Travel Channel Host: Yelp Is A Forum For Uninformed Morons To Take Down Restaurants

Zimmern calls Yelp a "forum for a bunch of uninformed morons."

Zimmern calls Yelp a “forum for a bunch of uninformed morons.”

Since the first food critic bashed a prehistoric cook over the head with a rock, chefs have been trying to appease these evaluators, some of whom had the pull to sink an eatery with a few nasty words. So what happens when not only everyone becomes a critic, but when the place they post their criticism becomes a go-to source for finding grub?

Andrew Zimmern, host of Travel Channel’s Bizarre Foods, recently voiced his displeasure with online review site Yelp in his “Go Fork Yourself” podcast.

“The problem for me is that crowd sourcing is very beneficial except when it comes to things like restaurant criticism and restaurant reviews and restaurant recommenders,” explains Zimmern [via Eater.com], who likens asking Yelp for a restaurant suggestion to asking his son “which John Updike book is his favorite — because he’ll just point at any old random one. And while he might get lucky, and certainly most John Updike books are really good, Yelp essentially gives a tremendous forum for a bunch of uninformed morons to take down restaurants.”
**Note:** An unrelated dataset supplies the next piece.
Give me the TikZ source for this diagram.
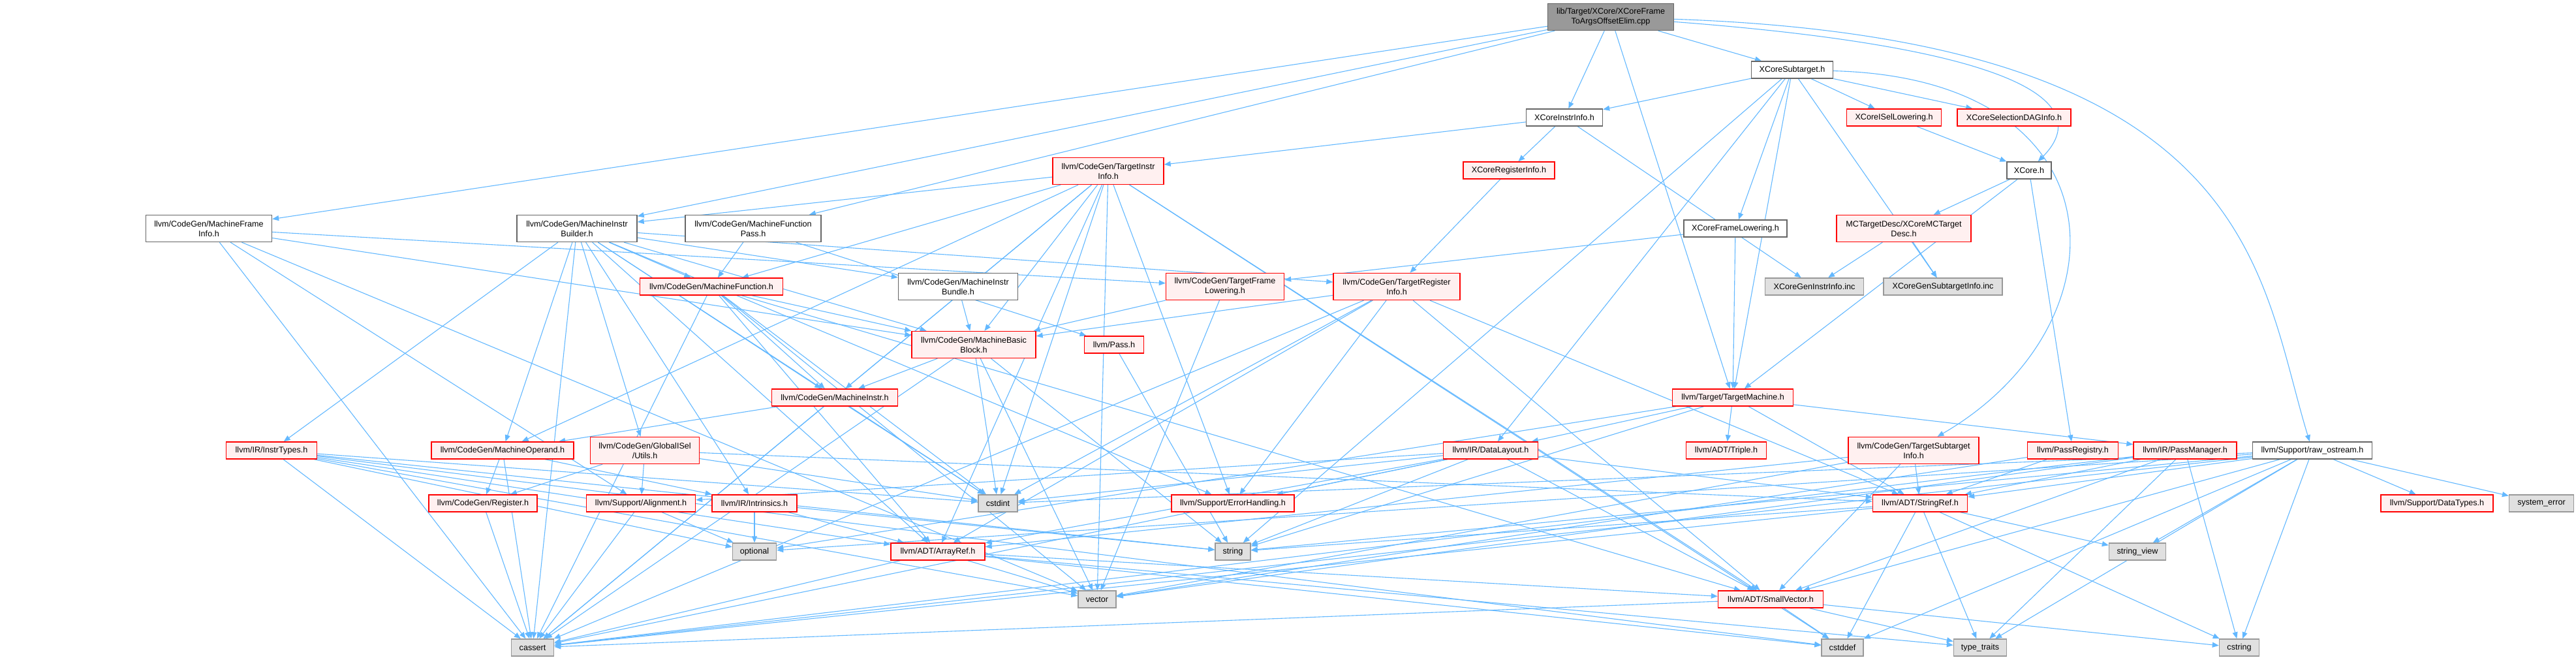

Zimmern cites the story of the owners of New York’s Big Gay Ice Cream shop, who recently claimed they were contacted by a group of “elite” Yelp reviewers who demanded the shop open early just for them.

The TV host, who had previously penned an editorial saying that Yelp wasn’t as bad as it had been — thanks to management and filtering of reviews, says he’s reverting back to his old way of thinking about the site.
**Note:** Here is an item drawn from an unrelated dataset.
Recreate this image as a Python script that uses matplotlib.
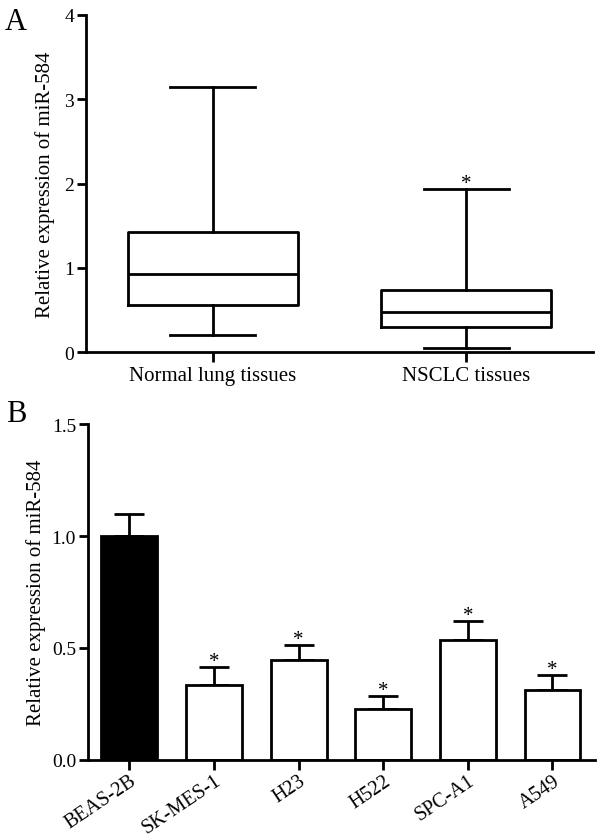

“I have now decided after another six eight months have gone by that the number of stories that I hear like this from people who I trust, who I know aren’t BSing me… that Yelp has become dangerously unstable. Because clearly they have people abusing the system, who are using the Yelp name to go out and graymail and blackmail restaurants. Yelp to me is something that just doesn’t work.”

I’ve previously put in my two cents about how users should read all Yelp reviews — not just for restaurants — with a grain of salt, but I feel like there are two issues that make crowd-sourced restaurant reviews particularly difficult.

First, what constitutes good and bad food is often a subjective matter (as evidenced by the hate mail I still receive for this 2010 headline), and just because a restaurant’s menu may only cater to a smaller group of customers does not necessarily mean it’s not providing a good product.

Second, as we’ve mentioned many, many times on this site it’s often easier to get someone to say something mean online than it is to get them to offer praise, so a number of restaurant operators, whether they are right or not, are going to get defensive when they see a negative review online — and some of them will fire back in ways that are probably out of proportion to the original review.

Eating out is a risk. And for centuries, it was a risk we all took — and (mostly) survived — without the assistance of the Internet.